DATA
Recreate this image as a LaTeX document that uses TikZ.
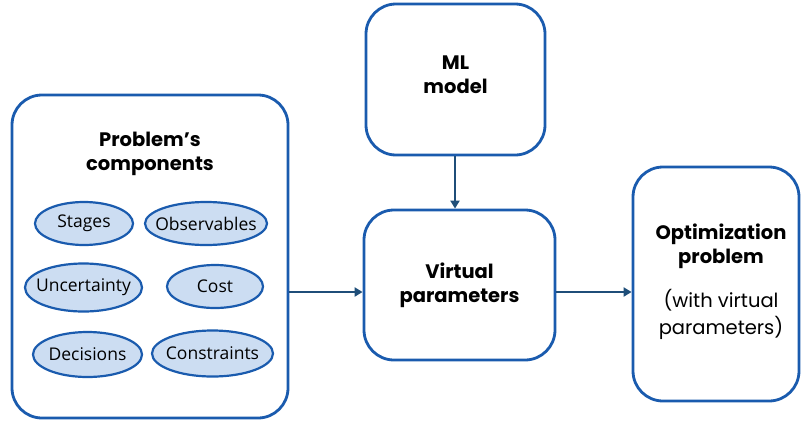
\documentclass[tikz,border=0pt]{standalone}
\usepackage{fontspec}
\setmainfont{Poppins}
\newfontfamily\ellfont{Open Sans}
\usetikzlibrary{arrows.meta,shapes.geometric}
\definecolor{boxblue}{HTML}{1A5BAE}
\definecolor{arrowblue}{HTML}{1F4E79}
\definecolor{ellfill}{HTML}{CCDDF2}
\newcommand{\zw}[1]{\makebox[0pt]{#1}}
\tikzset{
  bigbox/.style={draw=boxblue, line width=2.8pt, rounded corners=30pt, fill=white},
  comp/.style={ellipse, draw=boxblue, line width=2.2pt, fill=ellfill, inner sep=0pt, font=\ellfont\fontsize{17.5}{20}\selectfont},
  title/.style={align=center, font=\bfseries\fontsize{19.5}{24}\selectfont},
  plain/.style={align=center, font=\fontsize{19.5}{27}\selectfont},
  conn/.style={draw=arrowblue, line width=2.3pt, -{Triangle[length=8pt,width=9pt]}}
}
\begin{document}
\begin{tikzpicture}[x=1pt,y=-1pt]
\useasboundingbox (0,0) rectangle (802,423);
% boxes
\node[bigbox, minimum width=276pt, minimum height=323pt] (left) at (150,256.5) {};
\node[bigbox, minimum width=179pt, minimum height=151pt] (ml) at (455.5,79.5) {};
\node[bigbox, minimum width=191pt, minimum height=150pt] (vp) at (459.5,285) {};
\node[bigbox, minimum width=166pt, minimum height=234pt] (opt) at (716,284) {};
% texts
\node[title] (lt) at (150,153.5) {Problem’s\\components};
\node[title] (mlt) at (455.5,74.5) {ML\\model};
\node[title] (vpt) at (459.5,285.5) {Virtual\\parameters};
\node[title] (optt) at (721,246) {Optimization\\problem};
\node[plain] (optp) at (721,314) {(with virtual\\parameters)};
% ellipses
\node[comp, minimum width=98pt, minimum height=43pt] (stages) at (84,223.5) {\zw{Stages}};
\node[comp, minimum width=122pt, minimum height=43pt] (obs) at (206,223.5) {\zw{Observables}};
\node[comp, minimum width=117pt, minimum height=48pt] (unc) at (83.5,287.5) {\zw{Uncertainty}};
\node[comp, minimum width=96pt, minimum height=43pt] (cost) at (215,286.5) {\zw{Cost}};
\node[comp, minimum width=109pt, minimum height=45pt] (dec) at (87.5,354.5) {\zw{Decisions}};
\node[comp, minimum width=121pt, minimum height=46pt] (con) at (212.5,353.5) {\zw{Constraints}};
% connectors
\draw[conn] (ml.south -| 455,0) -- (vp.north -| 455,0);
\draw[conn] (left.east |- 0,292) -- (vp.west |- 0,292);
\draw[conn] (vp.east |- 0,292) -- (opt.west |- 0,292);
\end{tikzpicture}
\end{document}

EXERCISE DETAILS
Reproduce all of the data exactly, omitting each picture it holds.

FINISHED ANSWER
Recreate this image as a LaTeX document that uses TikZ.
\documentclass[tikz,border=0pt]{standalone}
\usepackage{fontspec}
\setmainfont{Poppins}
\newfontfamily\ellfont{Open Sans}
\usetikzlibrary{arrows.meta,shapes.geometric}
\definecolor{boxblue}{HTML}{1A5BAE}
\definecolor{arrowblue}{HTML}{1F4E79}
\definecolor{ellfill}{HTML}{CCDDF2}
\newcommand{\zw}[1]{\makebox[0pt]{#1}}
\tikzset{
  bigbox/.style={draw=boxblue, line width=2.8pt, rounded corners=30pt, fill=white},
  comp/.style={ellipse, draw=boxblue, line width=2.2pt, fill=ellfill, inner sep=0pt, font=\ellfont\fontsize{17.5}{20}\selectfont},
  title/.style={align=center, font=\bfseries\fontsize{19.5}{24}\selectfont},
  plain/.style={align=center, font=\fontsize{19.5}{27}\selectfont},
  conn/.style={draw=arrowblue, line width=2.3pt, -{Triangle[length=8pt,width=9pt]}}
}
\begin{document}
\begin{tikzpicture}[x=1pt,y=-1pt]
\useasboundingbox (0,0) rectangle (802,423);
% boxes
\node[bigbox, minimum width=276pt, minimum height=323pt] (left) at (150,256.5) {};
\node[bigbox, minimum width=179pt, minimum height=151pt] (ml) at (455.5,79.5) {};
\node[bigbox, minimum width=191pt, minimum height=150pt] (vp) at (459.5,285) {};
\node[bigbox, minimum width=166pt, minimum height=234pt] (opt) at (716,284) {};
% texts
\node[title] (lt) at (150,153.5) {Problem’s\\components};
\node[title] (mlt) at (455.5,74.5) {ML\\model};
\node[title] (vpt) at (459.5,285.5) {Virtual\\parameters};
\node[title] (optt) at (721,246) {Optimization\\problem};
\node[plain] (optp) at (721,314) {(with virtual\\parameters)};
% ellipses
\node[comp, minimum width=98pt, minimum height=43pt] (stages) at (84,223.5) {\zw{Stages}};
\node[comp, minimum width=122pt, minimum height=43pt] (obs) at (206,223.5) {\zw{Observables}};
\node[comp, minimum width=117pt, minimum height=48pt] (unc) at (83.5,287.5) {\zw{Uncertainty}};
\node[comp, minimum width=96pt, minimum height=43pt] (cost) at (215,286.5) {\zw{Cost}};
\node[comp, minimum width=109pt, minimum height=45pt] (dec) at (87.5,354.5) {\zw{Decisions}};
\node[comp, minimum width=121pt, minimum height=46pt] (con) at (212.5,353.5) {\zw{Constraints}};
% connectors
\draw[conn] (ml.south -| 455,0) -- (vp.north -| 455,0);
\draw[conn] (left.east |- 0,292) -- (vp.west |- 0,292);
\draw[conn] (vp.east |- 0,292) -- (opt.west |- 0,292);
\end{tikzpicture}
\end{document}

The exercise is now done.